Üreticide ucuz,tüketicide pahallı. Buna ne devlet ne de tüketici ses çıkarmıyor. Kimse üreticiye sahip çıkmıyor. Para kazanamayan çiftçi üretimi bırakınca bu kez üretim azalıyor ve fiyat yükseliyor. O üretici de artık tüketici.O'nu bir daha üretime döndürmek kolay değil.
Üretim planlaması ve stok kurumu yok
Üretim planlaması yapılmadığı gibi üretimin çok olduğu dönemde ürünü depolayacak, stoklayarak ürünün az olduğu dönemlerde piyasaya sunacak bir düzenleme kurumu yok. Bunun en somut örneği patates ve soğanda yaşanıyor. Bir yıl ürün çok diye kimse almıyor ve çöpe atılıyor,hayvanlara yem olarak yediriliyor. Ertesi yıl ürün az diye fiyat tavan yapıyor. Son yıllarda kuru soğan 5 liranın üzerine hiç çıkmamıştı. Tüketici onu da gördü. Bir kilo soğan 5 liraya satılıyor. Şairin dediği gibi "yiğit kuru soğana muhtaç" oldu.
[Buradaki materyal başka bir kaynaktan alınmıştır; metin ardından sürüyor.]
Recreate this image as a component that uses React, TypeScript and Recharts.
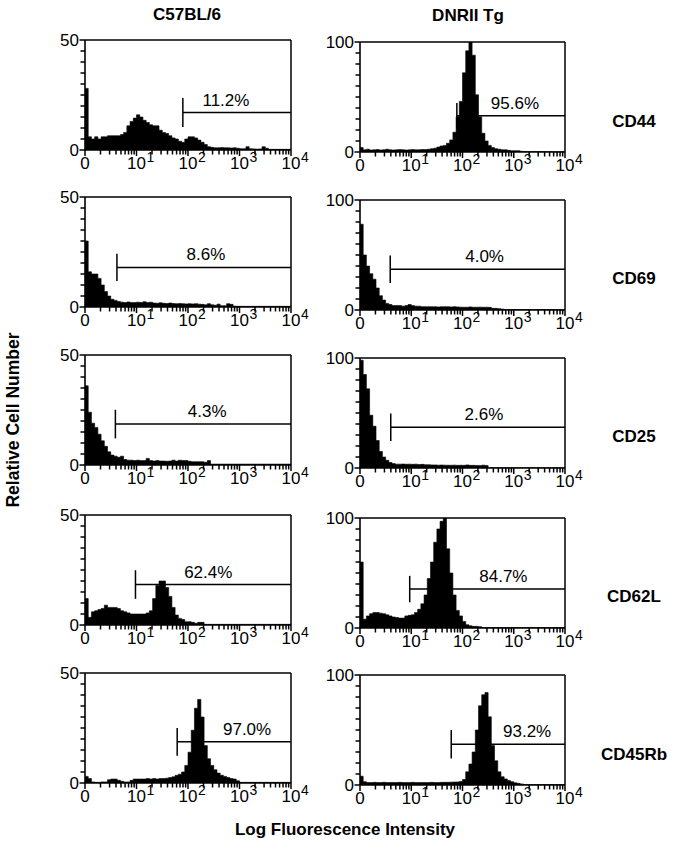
import React from 'react';
import { ComposedChart, Area, XAxis, YAxis, ReferenceLine } from 'recharts';

const FONT = '"Liberation Sans", Arial, Helvetica, sans-serif';

const strains = ['C57BL/6', 'DNRII Tg'];
const markers = ['CD44', 'CD69', 'CD25', 'CD62L', 'CD45Rb'];
const yMaxByStrain = [50, 100];
const decadeLabels = ['0', '10', '10', '10', '10'];
const decadeExponents = ['', '1', '2', '3', '4'];
const xTitle = 'Log Fluorescence Intensity';
const yTitle = 'Relative Cell Number';
const BINS_PER_DECADE = 16;
const DECADES = 4;

// histogram counts per channel (16 channels per decade, 64 channels)
const b6CD44 = [
  28, 6, 5, 6, 5, 6, 6, 6.5, 6.5, 6.5,
  6.5, 7, 8, 11, 13, 14.5, 16, 15, 13.5, 12.5,
  11.5, 11, 11, 9, 8, 7.5, 6.5, 5.5, 5, 4,
  3.5, 5, 6, 6, 5.5, 4.5, 3.5, 2.5, 1.5, 1.2,
  1, 1, 1.1, 1, 1, 0.9, 1, 0.8, 0.6, 0.6,
  1.5, 0.6, 0.5, 0.4, 0.5, 1.5, 0.8, 0.3, 0.3, 0.3,
  0.3, 0.3, 0.3, 0.3,
];
const tgCD44 = [
  4, 2, 2.5, 1.8, 2, 2.2, 1.8, 2, 2.5, 2,
  1.8, 2, 2.2, 2, 1.8, 2, 2.2, 2, 2, 2.3,
  2.2, 2.5, 3, 3.5, 4.5, 5.5, 6, 8, 11, 18,
  32, 46, 72, 92, 100, 88, 52, 32, 17, 10,
  6, 4, 3, 2.5, 2, 2, 1.5, 1.2, 1.2, 1.2,
  0.6, 0.5, 0.4, 0.5, 0.5, 0.4, 0.5, 0.4, 0.3, 0.4,
  0.3, 0.3, 0.3, 0.3,
];
const b6CD69 = [
  30, 16, 15, 15, 13, 10, 7, 5, 3.5, 3,
  2.5, 2.2, 2, 2.3, 2, 2, 2.2, 2, 2.4, 2,
  2.2, 1.8, 1.7, 1.9, 1.7, 1.6, 1.8, 1.6, 1.5, 1.6,
  1.5, 1.4, 1.5, 1.4, 1.5, 1.3, 1.2, 1, 1.5, 1,
  0.8, 1.3, 0.6, 0.6, 1.5, 1.2, 0.4, 0.3, 0.3, 0.3,
  0.3, 0.3, 0.3, 0.3, 0.3, 0.3, 0.3, 0.3, 0.3, 0.3,
  0.3, 0.3, 0.3, 0.3,
];
const tgCD69 = [
  78, 50, 40, 33, 28, 20, 13, 9, 6, 5,
  4, 4, 4, 3.5, 4, 5, 4, 3.5, 3.5, 3,
  3, 3, 3, 3, 2.8, 3, 3, 3, 2.8, 3,
  2.8, 2.6, 2.5, 2.5, 2.8, 2.5, 2.5, 2.6, 2.5, 2.5,
  2.4, 1.5, 1.5, 1.2, 0.8, 0.5, 0.5, 0.4, 0.4, 0.4,
  0.4, 0.4, 0.4, 0.4, 0.4, 0.4, 0.4, 0.4, 0.4, 0.4,
  0.4, 0.4, 0.4, 0.4,
];
const b6CD25 = [
  36, 24, 19, 17, 14, 11, 8.5, 6, 4.5, 4,
  3.5, 4, 2.5, 2.2, 2.2, 2, 2.2, 2, 2, 3,
  2, 1.8, 2, 1.8, 1.8, 1.7, 1.8, 2.2, 1.8, 2.2,
  2, 2, 1.7, 1.5, 1.5, 1.5, 1.5, 1.2, 2, 0.4,
  0.4, 0.4, 0.4, 0.4, 0.4, 0.4, 0.4, 0.4, 0.4, 0.4,
  0.4, 0.4, 0.4, 0.4, 0.4, 0.4, 0.4, 0.4, 0.4, 0.4,
  0.4, 0.4, 0.4, 0.4,
];
const tgCD25 = [
  98, 85, 72, 48, 38, 25, 15, 10, 7, 5,
  4, 3.5, 3.5, 3.6, 3.4, 3.5, 3.3, 3.5, 3.2, 3.3,
  3, 3, 2.8, 2.8, 2.6, 2.7, 2.6, 2.5, 2.5, 2.6,
  2.4, 2.5, 2.4, 2.8, 2.4, 2.4, 2.3, 2.2, 2.6, 2.3,
  0.3, 0.3, 0.3, 0.3, 0.3, 0.3, 0.3, 0.3, 0.3, 0.3,
  0.3, 0.3, 0.3, 0.3, 0.3, 0.3, 0.3, 0.3, 0.3, 0.3,
  0.3, 0.3, 0.3, 0.3,
];
const b6CD62L = [
  12, 3.5, 6, 6.5, 7, 7.5, 9, 8, 8, 8,
  7.5, 6.5, 6, 5.5, 5, 5, 5, 5, 5, 5.5,
  6.5, 12, 18, 20, 20, 17, 13, 8, 4.5, 3,
  2.5, 1.5, 1.5, 1.2, 0.8, 1.2, 1.2, 0.3, 0.3, 0.3,
  0.3, 0.3, 0.3, 0.3, 0.3, 0.3, 0.3, 0.3, 0.3, 0.3,
  0.3, 0.3, 0.3, 0.3, 0.3, 0.3, 0.3, 0.3, 0.3, 0.3,
  0.3, 0.3, 0.3, 0.3,
];
const tgCD62L = [
  60, 8, 11, 13, 14, 14, 13.5, 13, 12, 11,
  10, 9.5, 9, 9, 11, 11.5, 12, 14, 17, 22,
  30, 45, 60, 78, 90, 97, 100, 72, 50, 30,
  16, 11, 6, 3, 2, 1.5, 1.5, 1.2, 0.4, 0.4,
  0.4, 0.4, 0.4, 0.4, 0.4, 0.4, 0.4, 0.4, 0.4, 0.4,
  0.4, 0.4, 0.4, 0.4, 0.4, 0.4, 0.4, 0.4, 0.4, 0.4,
  0.4, 0.4, 0.4, 0.4,
];
const b6CD45Rb = [
  3, 2, 0.5, 0.3, 0.3, 0.5, 0.5, 1.5, 1.8, 1.8,
  1.2, 0.8, 0.5, 0.5, 1.2, 1.8, 1.8, 1.8, 1.8, 2,
  1.8, 2, 1.8, 2, 2, 2.2, 2.5, 2.8, 3.5, 4,
  5, 8, 14, 24, 34, 38, 30, 17, 11, 8,
  6, 4.5, 3.5, 3, 2.5, 2, 1.8, 1, 0.3, 0.3,
  0.3, 0.3, 0.3, 0.3, 0.3, 0.3, 0.3, 0.3, 0.3, 0.3,
  0.3, 0.3, 0.3, 0.3,
];
const tgCD45Rb = [
  8, 3, 2.3, 2.2, 2.4, 2.3, 2.2, 2.5, 2.3, 2.2,
  2.3, 2.2, 2.4, 2.2, 2.3, 2.2, 2.4, 2.3, 2.2, 2.3,
  2.2, 2.3, 2.4, 2.2, 2.3, 2.4, 2.5, 2.4, 2.6, 2.7,
  2.8, 3.2, 5, 12, 19, 30, 50, 72, 82, 84,
  62, 36, 22, 12, 7.5, 5.5, 4, 3, 2, 1.5,
  1, 0.4, 0.4, 0.4, 0.4, 0.4, 0.4, 0.4, 0.4, 0.4,
  0.4, 0.4, 0.4, 0.4,
];

// gates: start (log decades), level (cell number), half-height of the end mark, percent
const gateStartB6 = [1.9, 0.62, 0.59, 0.98, 1.79];
const gateStartTg = [1.89, 0.59, 0.6, 0.97, 1.78];
const gateLevelB6 = [17, 18, 18.6, 18.4, 18.7];
const gateLevelTg = [33, 37, 37, 35.4, 37];
const gateHalfB6 = [6.6, 6.2, 6.5, 6.5, 6.3];
const gateHalfTg = [11.5, 12.5, 12.5, 12, 13];
const gatePctB6 = ['11.2%', '8.6%', '4.3%', '62.4%', '97.0%'];
const gatePctTg = ['95.6%', '4.0%', '2.6%', '84.7%', '93.2%'];

const histB6 = [b6CD44, b6CD69, b6CD25, b6CD62L, b6CD45Rb];
const histTg = [tgCD44, tgCD69, tgCD25, tgCD62L, tgCD45Rb];

// layout (px)
const LABEL_DX_B6 = [-11, 2, 4, -5, 13];
const LABEL_DX_TG = [4, 7, 6, 16, 19];
const PLOT_LEFT = [85, 360];
const PLOT_W = [206, 205];
const ROW_TOP_B6 = [40, 197, 355, 515, 673];
const ROW_TOP_TG = [42, 200, 358, 518, 675];
const PH = 110;
const YW = 50;
const MT = 12;
const MR = 24;
const XH = 36;
const TICK = 4;
const TICK_GAP = 2;

const xTicks: number[] = [];
for (let d = 0; d < DECADES; d++) {
  for (let k = 1; k <= 9; k++) xTicks.push(d + Math.log10(k));
}
xTicks.push(DECADES);

const XTick = (props: any) => {
  const { x, y, payload } = props;
  const v = payload.value;
  const idx = Math.round(v);
  const major = Math.abs(v - idx) < 1e-6;
  const axisY = y - TICK - TICK_GAP;
  const exp = major ? decadeExponents[idx] : '';
  return (
    <g>
      <line x1={x} x2={x} y1={axisY} y2={axisY + (major ? 6 : 4.5)} stroke="#000" strokeWidth={1.5} />
      {major ? (
        <text x={x} y={y} dy={13} textAnchor="middle" fontSize={17} fill="#000" fontFamily={FONT}>
          {decadeLabels[idx]}
        </text>
      ) : null}
      {exp ? (
        <text x={x + 10} y={y} dy={6} textAnchor="start" fontSize={14} fill="#000" fontFamily={FONT}>
          {exp}
        </text>
      ) : null}
    </g>
  );
};

const makeYTick = (max: number) => (props: any) => {
  const { x, y, payload } = props;
  const v = payload.value;
  const axisX = x + TICK + TICK_GAP;
  const major = v === 0 || v === max;
  return (
    <g>
      <line x1={axisX} x2={axisX - (major ? 5.5 : 4.5)} y1={y} y2={y} stroke="#000" strokeWidth={1.5} />
      {major ? (
        <text x={x} y={y} dy={6} textAnchor="end" fontSize={17} fill="#000" fontFamily={FONT}>
          {v}
        </text>
      ) : null}
    </g>
  );
};

type PanelProps = {
  values: number[];
  max: number;
  start: number;
  level: number;
  half: number;
  label: string;
  labelDx: number;
  left: number;
  top: number;
  width: number;
};

function Panel({ values, max, start, level, half, label, labelDx, left, top, width }: PanelProps) {
  const data = values.map((v, i) => ({ x: i / BINS_PER_DECADE, count: v }));
  data.push({ x: DECADES, count: values[values.length - 1] });
  const yTicks: number[] = [];
  for (let t = 0; t <= 10; t++) yTicks.push((max / 10) * t);
  return (
    <div style={{ position: 'absolute', left: left - YW, top: top - MT }}>
      <ComposedChart
        width={YW + width + MR}
        height={MT + PH + XH}
        data={data}
        margin={{ top: MT, right: MR, bottom: 0, left: 0 }}
        style={{ overflow: 'visible' }}
      >
        <XAxis
          dataKey="x"
          type="number"
          domain={[0, DECADES]}
          ticks={xTicks}
          interval={0}
          tick={<XTick />}
          tickSize={TICK}
          tickMargin={TICK_GAP}
          axisLine={{ stroke: '#000', strokeWidth: 1.6 }}
          tickLine={false}
          height={XH}
          allowDataOverflow
        />
        <YAxis
          type="number"
          domain={[0, max]}
          ticks={yTicks}
          interval={0}
          tick={makeYTick(max)}
          width={YW}
          tickSize={TICK}
          tickMargin={TICK_GAP}
          axisLine={{ stroke: '#000', strokeWidth: 1.6 }}
          tickLine={false}
          allowDataOverflow
        />
        <Area
          type="stepAfter"
          dataKey="count"
          stroke="#000"
          strokeWidth={0.6}
          fill="#000"
          fillOpacity={1}
          isAnimationActive={false}
          dot={false}
          activeDot={false}
        />
        <ReferenceLine y={max} stroke="#000" strokeWidth={1.5} ifOverflow="visible" />
        <ReferenceLine x={DECADES} stroke="#000" strokeWidth={1.5} ifOverflow="visible" />
        <ReferenceLine
          segment={[{ x: start, y: level }, { x: DECADES, y: level }]}
          stroke="#000"
          strokeWidth={1.5}
          ifOverflow="visible"
          label={{ value: label, position: 'top', offset: 7, dx: labelDx, fontSize: 17, fill: '#000', fontFamily: FONT }}
        />
        <ReferenceLine
          segment={[{ x: start, y: level - half }, { x: start, y: level + half }]}
          stroke="#000"
          strokeWidth={1.5}
          ifOverflow="visible"
        />
      </ComposedChart>
    </div>
  );
}

export default function App() {
  return (
    <div style={{ position: 'absolute', left: 0, top: 0, width: 685, height: 853, background: '#fff', fontFamily: FONT }}>
      <svg width={685} height={853} style={{ position: 'absolute', left: 0, top: 0 }}>
        <text x={187} y={20} textAnchor="middle" fontSize={17} fontWeight="bold" fontFamily={FONT} fill="#000">
          {strains[0]}
        </text>
        <text x={468} y={21} textAnchor="middle" fontSize={17} fontWeight="bold" fontFamily={FONT} fill="#000">
          {strains[1]}
        </text>
        {markers.map((m, r) => (
          <text key={m} x={634} y={ROW_TOP_B6[r] + 87} textAnchor="middle" fontSize={17} fontWeight="bold" fontFamily={FONT} fill="#000">
            {m}
          </text>
        ))}
        <text x={345} y={835} textAnchor="middle" fontSize={17} fontWeight="bold" fontFamily={FONT} fill="#000">
          {xTitle}
        </text>
        <text transform="translate(19,420) rotate(-90)" textAnchor="middle" fontSize={17.5} fontWeight="bold" fontFamily={FONT} fill="#000">
          {yTitle}
        </text>
      </svg>
      {markers.map((m, r) => (
        <React.Fragment key={m}>
          <Panel
            values={histB6[r]}
            max={yMaxByStrain[0]}
            start={gateStartB6[r]}
            level={gateLevelB6[r]}
            half={gateHalfB6[r]}
            label={gatePctB6[r]}
            labelDx={LABEL_DX_B6[r]}
            left={PLOT_LEFT[0]}
            top={ROW_TOP_B6[r]}
            width={PLOT_W[0]}
          />
          <Panel
            values={histTg[r]}
            max={yMaxByStrain[1]}
            start={gateStartTg[r]}
            level={gateLevelTg[r]}
            half={gateHalfTg[r]}
            label={gatePctTg[r]}
            labelDx={LABEL_DX_TG[r]}
            left={PLOT_LEFT[1]}
            top={ROW_TOP_TG[r]}
            width={PLOT_W[1]}
          />
        </React.Fragment>
      ))}
    </div>
  );
}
Üretim planlaması yok. Planlama olmayınca arz yönetilemiyor. Hükümet seçimle meşgul olduğu için soğan fiyatı ile ilgilenemiyor. Yoksa çoktan ithalat kararı alınmıştı.
Yanlış destekleme politikası
Tarımsal destekler üretime verilmiyor. Devletin olanakları ölçüsünde bütçeden tarımsal destekleme için kaynak ayrılır. Bunun için Tarım Kanunu'na göre Gayri Safi Milli Hasıla'nın en az yüzde 1'inin ayrılması gerekiyor. Fakat, 2006'dan beri bunun sadece yarısı ayrılıyor. Tarıma ayrılan bütçe de amacına uygun ve verimli kullanılmıyor. 2018 yılı için ayrılan 14 milyar liralık destek üretimi planlamak için kullanılmıyor. Bu para amaçsız,hedefsiz bir şekilde çiftçiye dağıtılıyor. Oysa destek bir araçtır. Hangi ürünlerin üretimini artırmak istiyorsanız ona daha çok destek verirsiniz. Üretimini düşürmek istediğiniz ürüne daha az destek verirsiniz. Fakat, üretim yapsın yapmasın herkese destek veriliyor. Çoğu yerde de desteği üreten değil, tarla sahibi alıyor. Yani tarlayı kiralayarak üretim yapan değil, mülkün sahibi alıyor. Bu nedenle tarla fiyatları çok yüksek.
Girdi fiyatları yüksek
Tarımsal üretimde kullanılan girdilerde Türkiye büyük oranda dışa bağımlı. Girdiler ithalatla karşılanıyor. Dövizdeki artışa bağlı olarak maliyetler yükseliyor. Bu maliyet fiyatı artırıyor.
Örgütlenmede ciddi sorunlar var. Üretici örgütsüz ve güçsüz olduğu için üretimden ürün satışına kadar hep ezilen taraf oluyor. İzmir'de Büyükşehir Belediyesi'nin kooperatifler üzerinden yaptığı destek sonucu üretici daha iyi koşullarda üretim yapıyor. Yani Tire'de süt üreticileri için kurulan model, Kemalpaşa'da kiraz üreticileri için de kurulmalı. Bu model ülke geneline yayılmalı.
Özetle, vahşi kapitalizm kurallarının hakim olduğu Türkiye'de üreten de tüketen de kaybediyor. Doğru, ilkeli, üretenden ve tüketenden yana ulusal politikalar uygulanmadıkça yazın gelmesiyle meyve sebze fiyatı ucuzlamaz.